Эскалатор медленно полз на смотровую площадку, смутная дымка далекой бухты нежно слепила глаза.

Гай вспомнил округлившуюся Мутти и улыбнулся. Продолжать и дальше делиться с уродами, значит, навсегда остаться в прошлом, опуститься до их уровня, перечеркнуть будущее. Среди уродов тоже появляются умники. Они указывают на слуховой аппарат обезьяны и насмешливо спрашивают: а что, разве человек Есен-Гу стал лучше слышать? С нескрываемой издевкой они напоминают: посмотрите на себя! У вас слабые зубы, у вас вялые мышцы. Зрение вы поддерживаете патентованными средствами, мускулы раздуваете патентованными средствами. Какой же это прогресс? Вы просто боитесь живого мира.

И Отто Цаальхаген подпевает уродам.

Крысолов уже поднес дудочку к губам!

7

Обходя зал, заполненный приглушенными голосами, Гай тщетно искал новенькую, имя которой пока не знал.

Полиспаст и Клепсидра.

Почему-то ему было смешно.

Приподнятые уголки губ, тонкие ниточки бровей.

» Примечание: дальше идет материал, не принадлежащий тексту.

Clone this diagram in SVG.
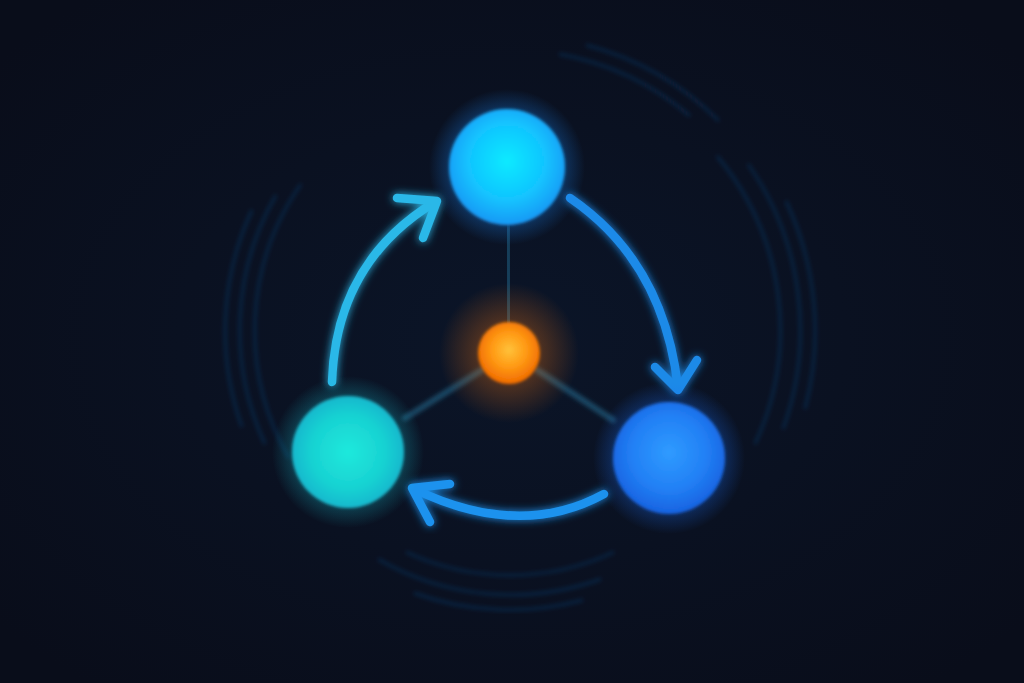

В Экополисе нет некрасивых людей, но следовало признать, что даже на этом фоне новенькая выглядела красавицей. Целеустремленный отбор дал прекрасные результаты. Хотя вообще-то биотэтика начиналась когда-то всего лишь с желания защитить братьев наших меньших. Люди подбирали бродячих собак, кошек, птиц с перебитыми крыльями, подписывали охранные документы, выступали на бесчисленных конференциях и конгрессах в защиту бизонов, фламинго, бенгальских тигров. Впрочем, в перерывах между всеми этими конференциями они продолжали охотиться на медведей и стрелять вкусных болотных куличков.

Улыбки, смех. Шлейфы платьев, как пороховые дымы.

Искусственные кристаллы в ретортах, железные цветы, серебро.

В платине нет бактерий, золото не бывает хищным. Свет и формы придуманы лучшими дизайнерами Экополиса. Чем изломаннее линия, тем легче воспринимается на глаз. В этом скрыт некий протест. Против живого там – в Остальном мире. Против грязного, вонючего, разлагающегося живого. Этим протестом полны чудесные решетки на потолках, светильники, в которых нежно плавится солнце, сияющие улыбки, зеленоватые глаза. Экополис самодостаточен. Об уродах тут помнят всего лишь как о постоянно ноющей занозе.

Гай покачал головой.

На Линейных и Масляных заводах работают лучшие специалисты.

Сейчас они отвлечены от всех важнейших программ. Они работают только на остальных. И так будет, пока мы не проведем Референдум, пока не решим окончательно распроститься с уродами. Уроды не хотят вкладывать силы в будущее, значит, надо выбрать свой путь. Гай улыбнулся. Возвращение со Станций сулило ему необычайные возможности – уже назначенные встречи с Ларвиком и с Госхином, консультации с астронавтами, когда-то выходившими на орбиту, вхождение в круг специалистов, от которых зависят целые области знаний. Тесный чудесный мир. Чувство причастности к нему заставляла сердце биться учащенно. Пожалуй, эпидемии, захлестывающие сейчас Остальной мир, действуют посильнее призывов к единству.

С некоторым недоумением он всмотрелся в сцену из романа Отто Цаальхагена.

На подиуме гинфа некий человек, без имени, суетливый, еще не урод, но с явными задатками урода, обматывал скотчем мохнатую морду некоего существа.

«Собака», – выдохнул кто-то.

«Тварь», – не согласился другой.

Конечно, отклонения в психике, но несчастный не нашел сил осознать это, а санитарная инспекция, видимо, проморгала. Собаку нельзя держать в Экополисе. Любой биологический объект должен рассматриваться как носитель болезнетворных организмов. Хозяина собаки (или твари) мучила запрещенная любовь к животному. Дежурство на Масляных заводах занимало у него всего одни сутки в неделю, но на эти сутки собака (или тварь) должна была оставаться одна.